* _THE EXERCISE_: Write every line out verbatim and omit the pictures.

* _GIVEN MATERIAL_:
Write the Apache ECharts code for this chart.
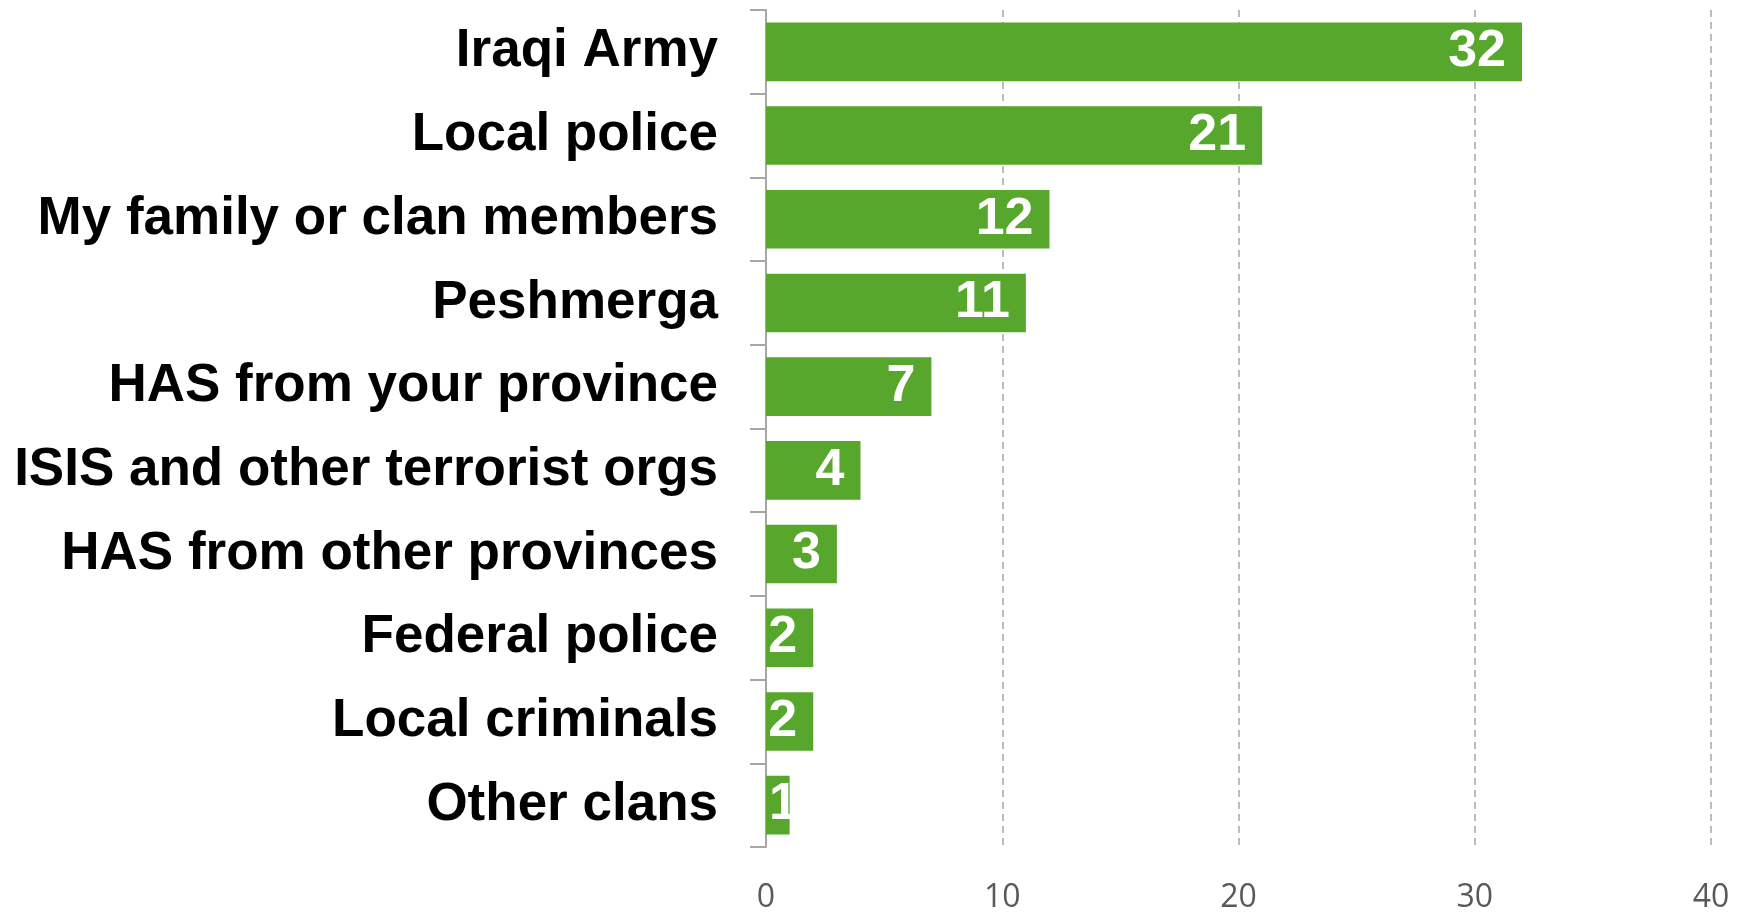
<!DOCTYPE html>
<html>
<head>
<meta charset="utf-8">
<script src="https://cdn.jsdelivr.net/npm/echarts@6/dist/echarts.min.js"></script>
<style>
  html, body { margin: 0; padding: 0; background: #fff; }
  #chart { width: 1742px; height: 914px; }
</style>
</head>
<body>
<div id="chart"></div>
<script>
// 类别和数值
const categories = [
  'Iraqi Army',
  'Local police',
  'My family or clan members',
  'Peshmerga',
  'HAS from your province',
  'ISIS and other terrorist orgs',
  'HAS from other provinces',
  'Federal police',
  'Local criminals',
  'Other clans'
];
const counts = [32, 21, 12, 11, 7, 4, 3, 2, 2, 1];
const xTicks = [0, 10, 20, 30, 40];

const myChart = echarts.init(document.getElementById('chart'));

// 太短的柱子, 标签靠左放
const barData = counts.map((v) => (v < 2
  ? { value: v, label: { position: 'insideLeft', distance: 3 } }
  : v));

myChart.setOption({
  animation: false,
  grid: { left: 766, right: 31, top: 10, bottom: 64 },
  xAxis: {
    type: 'value',
    min: xTicks[0],
    max: xTicks[xTicks.length - 1],
    interval: xTicks[1] - xTicks[0],
    axisLine: { show: false },
    axisTick: { show: false },
    axisLabel: {
      margin: 35,
      fontFamily: 'Open Sans',
      fontSize: 32,
      color: '#595959'
    },
    splitLine: {
      show: true,
      lineStyle: { color: '#a6a6a6', width: 1.5, type: [7, 5] }
    }
  },
  yAxis: {
    type: 'category',
    data: categories,
    inverse: true,
    axisLine: { show: true, lineStyle: { color: '#a6a6a6', width: 2 } },
    axisTick: { show: true, length: 16, lineStyle: { color: '#a6a6a6', width: 2 } },
    axisLabel: {
      margin: 48,
      padding: [6, 0, 0, 0],
      fontFamily: 'Liberation Sans',
      fontWeight: 'bold',
      fontSize: 53,
      color: '#000'
    },
    splitLine: { show: false }
  },
  series: [{
    type: 'bar',
    data: barData,
    barCategoryGap: '30%',
    itemStyle: { color: '#56a72c' },
    label: {
      show: true,
      position: 'insideRight',
      distance: 16,
      padding: [6, 0, 0, 0],
      fontFamily: 'Liberation Sans',
      fontWeight: 'bold',
      fontSize: 52,
      color: '#fff'
    }
  }]
});
</script>
</body>
</html>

* _THE SOLUTION_:
Write the Apache ECharts code for this chart.
<!DOCTYPE html>
<html>
<head>
<meta charset="utf-8">
<script src="https://cdn.jsdelivr.net/npm/echarts@6/dist/echarts.min.js"></script>
<style>
  html, body { margin: 0; padding: 0; background: #fff; }
  #chart { width: 1742px; height: 914px; }
</style>
</head>
<body>
<div id="chart"></div>
<script>
// 类别和数值
const categories = [
  'Iraqi Army',
  'Local police',
  'My family or clan members',
  'Peshmerga',
  'HAS from your province',
  'ISIS and other terrorist orgs',
  'HAS from other provinces',
  'Federal police',
  'Local criminals',
  'Other clans'
];
const counts = [32, 21, 12, 11, 7, 4, 3, 2, 2, 1];
const xTicks = [0, 10, 20, 30, 40];

const myChart = echarts.init(document.getElementById('chart'));

// 太短的柱子, 标签靠左放
const barData = counts.map((v) => (v < 2
  ? { value: v, label: { position: 'insideLeft', distance: 3 } }
  : v));

myChart.setOption({
  animation: false,
  grid: { left: 766, right: 31, top: 10, bottom: 64 },
  xAxis: {
    type: 'value',
    min: xTicks[0],
    max: xTicks[xTicks.length - 1],
    interval: xTicks[1] - xTicks[0],
    axisLine: { show: false },
    axisTick: { show: false },
    axisLabel: {
      margin: 35,
      fontFamily: 'Open Sans',
      fontSize: 32,
      color: '#595959'
    },
    splitLine: {
      show: true,
      lineStyle: { color: '#a6a6a6', width: 1.5, type: [7, 5] }
    }
  },
  yAxis: {
    type: 'category',
    data: categories,
    inverse: true,
    axisLine: { show: true, lineStyle: { color: '#a6a6a6', width: 2 } },
    axisTick: { show: true, length: 16, lineStyle: { color: '#a6a6a6', width: 2 } },
    axisLabel: {
      margin: 48,
      padding: [6, 0, 0, 0],
      fontFamily: 'Liberation Sans',
      fontWeight: 'bold',
      fontSize: 53,
      color: '#000'
    },
    splitLine: { show: false }
  },
  series: [{
    type: 'bar',
    data: barData,
    barCategoryGap: '30%',
    itemStyle: { color: '#56a72c' },
    label: {
      show: true,
      position: 'insideRight',
      distance: 16,
      padding: [6, 0, 0, 0],
      fontFamily: 'Liberation Sans',
      fontWeight: 'bold',
      fontSize: 52,
      color: '#fff'
    }
  }]
});
</script>
</body>
</html>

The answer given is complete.